Cuando mataron a mi padre, un policía, José Manuel Baena, le dijo a mi madre: “Teresa, no te preocupes que sabemos quiénes son”. Dos meses después, hubo un tiroteo en San Jorge en el que murieron los dos etarras que al parecer habían matado a mi padre y un policía, el inspector Baena. Después, no he querido saber nada. Pero un 6 de julio, yo estaba en el chupinazo en la plaza del Ayuntamiento y un grupo de gente desplegó una pancarta con fotos de etarras. Un amigo señaló a uno y me dijo: “Ese estuvo implicado en la muerte de tu padre”. También tengo en casa un dossier de prensa que alguien le hizo a mi madre. Estuve años sin verlo. Lo abrí cuando tenía treinta años y fue horrible. No lo he vuelto a hacer.
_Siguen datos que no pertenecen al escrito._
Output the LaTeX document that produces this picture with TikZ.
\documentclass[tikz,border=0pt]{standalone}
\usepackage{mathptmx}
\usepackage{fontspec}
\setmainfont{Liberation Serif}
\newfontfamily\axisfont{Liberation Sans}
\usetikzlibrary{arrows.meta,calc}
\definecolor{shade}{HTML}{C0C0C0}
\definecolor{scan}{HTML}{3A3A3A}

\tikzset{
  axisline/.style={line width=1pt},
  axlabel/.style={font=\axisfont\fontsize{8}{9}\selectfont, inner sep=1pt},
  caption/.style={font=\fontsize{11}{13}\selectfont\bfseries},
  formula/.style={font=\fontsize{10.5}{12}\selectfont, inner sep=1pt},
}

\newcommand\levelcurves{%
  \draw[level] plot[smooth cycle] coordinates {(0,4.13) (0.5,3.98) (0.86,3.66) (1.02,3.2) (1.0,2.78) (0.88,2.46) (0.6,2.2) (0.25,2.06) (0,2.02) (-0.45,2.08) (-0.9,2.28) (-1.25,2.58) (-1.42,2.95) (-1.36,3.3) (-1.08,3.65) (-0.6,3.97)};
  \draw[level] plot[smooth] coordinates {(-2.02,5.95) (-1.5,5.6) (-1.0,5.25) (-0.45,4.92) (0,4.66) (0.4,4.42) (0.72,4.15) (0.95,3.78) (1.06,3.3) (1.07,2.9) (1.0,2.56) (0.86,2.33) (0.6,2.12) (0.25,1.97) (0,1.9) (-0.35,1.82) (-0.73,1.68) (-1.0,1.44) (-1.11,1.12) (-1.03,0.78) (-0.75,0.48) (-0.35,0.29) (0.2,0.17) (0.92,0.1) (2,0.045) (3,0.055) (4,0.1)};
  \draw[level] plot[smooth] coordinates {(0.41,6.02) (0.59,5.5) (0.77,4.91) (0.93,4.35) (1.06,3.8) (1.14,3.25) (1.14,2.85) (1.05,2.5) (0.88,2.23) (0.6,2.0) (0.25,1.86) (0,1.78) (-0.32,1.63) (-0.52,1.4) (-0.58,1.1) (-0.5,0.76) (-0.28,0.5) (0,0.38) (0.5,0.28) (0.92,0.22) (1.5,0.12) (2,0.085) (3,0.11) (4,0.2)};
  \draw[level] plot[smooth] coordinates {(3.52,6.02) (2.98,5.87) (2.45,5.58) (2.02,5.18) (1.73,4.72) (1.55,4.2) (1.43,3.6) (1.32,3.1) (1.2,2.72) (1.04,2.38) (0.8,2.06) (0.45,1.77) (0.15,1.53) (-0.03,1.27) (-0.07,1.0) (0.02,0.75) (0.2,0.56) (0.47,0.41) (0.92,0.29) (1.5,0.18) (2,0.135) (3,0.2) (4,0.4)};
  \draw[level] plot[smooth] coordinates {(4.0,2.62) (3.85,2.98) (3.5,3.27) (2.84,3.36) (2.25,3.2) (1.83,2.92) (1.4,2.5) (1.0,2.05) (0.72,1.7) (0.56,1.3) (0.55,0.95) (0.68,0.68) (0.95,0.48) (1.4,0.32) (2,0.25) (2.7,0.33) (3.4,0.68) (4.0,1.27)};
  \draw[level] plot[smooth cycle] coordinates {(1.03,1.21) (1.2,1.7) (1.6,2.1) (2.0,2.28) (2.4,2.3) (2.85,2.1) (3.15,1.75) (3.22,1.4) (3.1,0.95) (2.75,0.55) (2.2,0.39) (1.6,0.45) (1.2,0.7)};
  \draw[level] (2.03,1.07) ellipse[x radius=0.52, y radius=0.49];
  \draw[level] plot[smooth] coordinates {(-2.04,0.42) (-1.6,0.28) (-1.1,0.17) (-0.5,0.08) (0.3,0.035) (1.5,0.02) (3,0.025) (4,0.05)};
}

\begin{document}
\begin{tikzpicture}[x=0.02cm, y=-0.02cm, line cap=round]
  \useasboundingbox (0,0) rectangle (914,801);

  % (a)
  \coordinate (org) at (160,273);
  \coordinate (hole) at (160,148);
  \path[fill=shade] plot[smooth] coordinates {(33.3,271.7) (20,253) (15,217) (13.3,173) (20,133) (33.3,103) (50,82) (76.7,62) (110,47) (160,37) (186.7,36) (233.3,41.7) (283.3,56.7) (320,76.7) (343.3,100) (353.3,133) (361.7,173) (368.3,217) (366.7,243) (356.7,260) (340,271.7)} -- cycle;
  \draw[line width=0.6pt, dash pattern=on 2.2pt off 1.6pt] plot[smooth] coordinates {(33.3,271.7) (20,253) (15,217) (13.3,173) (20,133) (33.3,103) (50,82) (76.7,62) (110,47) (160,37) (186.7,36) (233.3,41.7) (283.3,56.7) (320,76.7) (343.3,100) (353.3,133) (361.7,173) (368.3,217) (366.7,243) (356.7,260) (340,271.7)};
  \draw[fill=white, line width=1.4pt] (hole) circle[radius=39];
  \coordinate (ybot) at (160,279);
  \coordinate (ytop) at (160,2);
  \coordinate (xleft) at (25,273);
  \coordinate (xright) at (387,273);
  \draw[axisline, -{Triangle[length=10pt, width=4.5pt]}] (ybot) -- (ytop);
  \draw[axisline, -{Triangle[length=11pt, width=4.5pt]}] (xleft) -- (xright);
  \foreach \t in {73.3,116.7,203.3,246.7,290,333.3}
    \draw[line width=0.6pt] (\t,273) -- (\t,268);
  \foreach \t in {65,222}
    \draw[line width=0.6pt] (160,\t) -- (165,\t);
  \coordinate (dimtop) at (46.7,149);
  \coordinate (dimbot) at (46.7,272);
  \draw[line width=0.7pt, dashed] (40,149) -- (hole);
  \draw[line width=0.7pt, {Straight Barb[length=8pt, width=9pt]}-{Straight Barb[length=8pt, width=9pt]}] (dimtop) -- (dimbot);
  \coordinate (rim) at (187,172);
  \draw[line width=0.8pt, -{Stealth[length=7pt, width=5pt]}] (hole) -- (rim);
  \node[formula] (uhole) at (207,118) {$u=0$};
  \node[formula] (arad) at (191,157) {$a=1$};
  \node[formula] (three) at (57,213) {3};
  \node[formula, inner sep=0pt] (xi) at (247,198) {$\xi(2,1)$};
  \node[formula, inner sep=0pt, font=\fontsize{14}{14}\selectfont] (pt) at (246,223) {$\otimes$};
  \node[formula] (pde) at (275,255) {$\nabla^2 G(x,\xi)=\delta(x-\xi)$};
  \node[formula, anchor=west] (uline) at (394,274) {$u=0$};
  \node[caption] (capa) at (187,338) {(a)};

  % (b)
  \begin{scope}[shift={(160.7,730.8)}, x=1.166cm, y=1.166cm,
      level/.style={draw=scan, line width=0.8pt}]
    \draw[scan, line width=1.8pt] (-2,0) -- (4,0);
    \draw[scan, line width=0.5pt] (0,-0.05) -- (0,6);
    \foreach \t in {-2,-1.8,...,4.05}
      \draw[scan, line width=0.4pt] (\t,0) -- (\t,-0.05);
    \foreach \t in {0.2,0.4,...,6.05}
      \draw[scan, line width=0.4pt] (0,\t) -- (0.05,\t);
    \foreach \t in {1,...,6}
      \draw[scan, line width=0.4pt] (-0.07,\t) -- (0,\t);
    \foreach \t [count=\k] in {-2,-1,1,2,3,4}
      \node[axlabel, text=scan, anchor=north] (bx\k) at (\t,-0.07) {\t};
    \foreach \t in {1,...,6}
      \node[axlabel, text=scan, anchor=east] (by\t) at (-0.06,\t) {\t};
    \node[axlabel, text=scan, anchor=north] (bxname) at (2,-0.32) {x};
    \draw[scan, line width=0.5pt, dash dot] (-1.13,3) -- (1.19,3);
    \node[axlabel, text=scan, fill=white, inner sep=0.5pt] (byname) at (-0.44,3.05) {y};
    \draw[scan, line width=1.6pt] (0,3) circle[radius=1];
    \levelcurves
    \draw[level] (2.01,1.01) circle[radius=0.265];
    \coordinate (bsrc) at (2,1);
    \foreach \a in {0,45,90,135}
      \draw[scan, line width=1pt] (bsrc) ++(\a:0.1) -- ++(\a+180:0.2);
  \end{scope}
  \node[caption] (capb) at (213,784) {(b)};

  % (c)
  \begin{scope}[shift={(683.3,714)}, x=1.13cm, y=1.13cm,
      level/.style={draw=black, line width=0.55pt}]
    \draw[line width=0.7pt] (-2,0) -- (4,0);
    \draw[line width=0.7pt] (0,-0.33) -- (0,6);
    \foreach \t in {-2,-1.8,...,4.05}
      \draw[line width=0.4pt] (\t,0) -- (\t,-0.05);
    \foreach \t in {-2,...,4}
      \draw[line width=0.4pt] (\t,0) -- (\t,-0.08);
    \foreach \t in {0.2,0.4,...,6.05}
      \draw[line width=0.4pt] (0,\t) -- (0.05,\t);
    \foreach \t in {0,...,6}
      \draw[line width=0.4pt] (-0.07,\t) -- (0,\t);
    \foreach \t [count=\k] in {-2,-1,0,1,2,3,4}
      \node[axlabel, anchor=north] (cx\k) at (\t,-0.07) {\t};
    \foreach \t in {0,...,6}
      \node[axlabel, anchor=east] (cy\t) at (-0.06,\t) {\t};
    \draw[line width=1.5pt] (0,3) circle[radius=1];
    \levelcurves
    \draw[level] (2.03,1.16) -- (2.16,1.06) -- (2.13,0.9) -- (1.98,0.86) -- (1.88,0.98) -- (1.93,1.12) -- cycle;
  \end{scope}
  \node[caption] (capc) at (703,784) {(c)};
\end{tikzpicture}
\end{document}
Su madre declaró una vez que ella no podía perdonar.
Mi madre ni perdona ni olvida. Les tenía un odio cerval. Pero fue lo suficientemente inteligente como para educarme a mí ajena al odio y a la venganza. Sin embargo, lo revivo y se me sigue partiendo el alma. Y exijo justicia. No se puede hacer borrón y cuenta nueva porque ha habido casi 900 muertos. Yo, desde luego, no estoy dispuesta.
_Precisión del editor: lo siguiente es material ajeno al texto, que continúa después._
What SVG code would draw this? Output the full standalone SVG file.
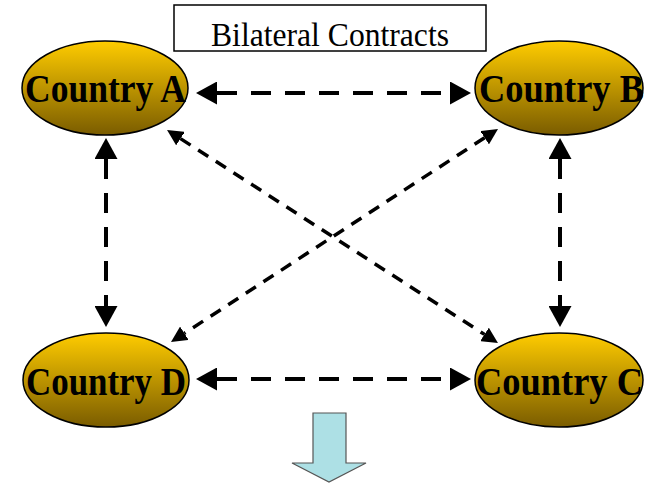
<svg xmlns="http://www.w3.org/2000/svg" width="650" height="483" viewBox="0 0 650 483">
  <style>
    .node ellipse { fill: url(#gold); stroke: #000; stroke-width: 1.5; }
    .node text { font-family: "Liberation Serif", "Times New Roman", serif; font-weight: bold; font-size: 40px; fill: #000; }
    .thick { fill: none; stroke: #000; stroke-width: 4; stroke-dasharray: 20 14; marker-start: url(#bigHead); marker-end: url(#bigHead); }
    .thin { fill: none; stroke: #000; stroke-width: 3.5; stroke-dasharray: 12 9; marker-start: url(#smallHead); marker-end: url(#smallHead); }
    .title { font-family: "Liberation Serif", "Times New Roman", serif; font-size: 34px; fill: #000; }
  </style>
  <defs>
    <linearGradient id="gold" x1="0" y1="0" x2="0" y2="1">
      <stop offset="0" stop-color="#FFCC00"/>
      <stop offset="1" stop-color="#7A5C00"/>
    </linearGradient>
    <marker id="bigHead" markerUnits="userSpaceOnUse" markerWidth="21" markerHeight="23" refX="0" refY="11.5" orient="auto-start-reverse" viewBox="0 0 21 23">
      <path d="M0,0 L21,11.5 L0,23 z" fill="#000"/>
    </marker>
    <marker id="smallHead" markerUnits="userSpaceOnUse" markerWidth="16" markerHeight="16" refX="0" refY="8" orient="auto-start-reverse" viewBox="0 0 16 16">
      <path d="M0,0 L16,8 L0,16 z" fill="#000"/>
    </marker>
  </defs>
  <rect width="650" height="483" fill="#fff"/>

  <g id="title">
    <rect x="174" y="5" width="312" height="46" fill="#fff" stroke="#000" stroke-width="1.5"/>
    <text class="title" x="211" y="46" textLength="238" lengthAdjust="spacingAndGlyphs">Bilateral Contracts</text>
  </g>

  <g id="connectors">
    <path class="thick" d="M217,93 L450,93"/>
    <path class="thick" d="M217,379 L450,379"/>
    <path class="thick" d="M106,159 L106,306"/>
    <path class="thick" d="M560,159 L560,306"/>
    <path class="thin" d="M180.5,138.6 L484.5,334.4"/>
    <path class="thin" d="M484.6,137.7 L184.4,333.3"/>
  </g>

  <g id="countryA" class="node">
    <ellipse cx="105" cy="88" rx="83" ry="47"/>
    <text x="25" y="102" textLength="161" lengthAdjust="spacingAndGlyphs">Country A</text>
  </g>
  <g id="countryB" class="node">
    <ellipse cx="559" cy="88" rx="84" ry="47"/>
    <text x="479" y="102" textLength="165" lengthAdjust="spacingAndGlyphs">Country B</text>
  </g>
  <g id="countryD" class="node">
    <ellipse cx="106" cy="380" rx="83" ry="47"/>
    <text x="26" y="395" textLength="160" lengthAdjust="spacingAndGlyphs">Country D</text>
  </g>
  <g id="countryC" class="node">
    <ellipse cx="559" cy="380" rx="84" ry="47"/>
    <text x="476" y="395" textLength="167" lengthAdjust="spacingAndGlyphs">Country C</text>
  </g>

  <g id="downArrow">
    <path d="M313,413 L346,413 L346,463 L366,463 L329,482 L292,463 L313,463 z" fill="#ADE0E5" stroke="#555" stroke-width="1.2"/>
  </g>
</svg>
Tiene una hija de doce años, ¿le ha contado lo que le ocurrió a su abuelo?
Es curioso… En el colegio, muchos niños le dicen: “¡Hala, a tu abuelo lo mató ETA!”. Pero luego me ve a mí y, claro, le da pena. El 12 de octubre vemos el desfile y cuando los militares rezan la oración al caído, a mí se me saltan las lágrimas. Entonces ella me agarra, me abraza como un oso y se le caen las lágrimas conmigo.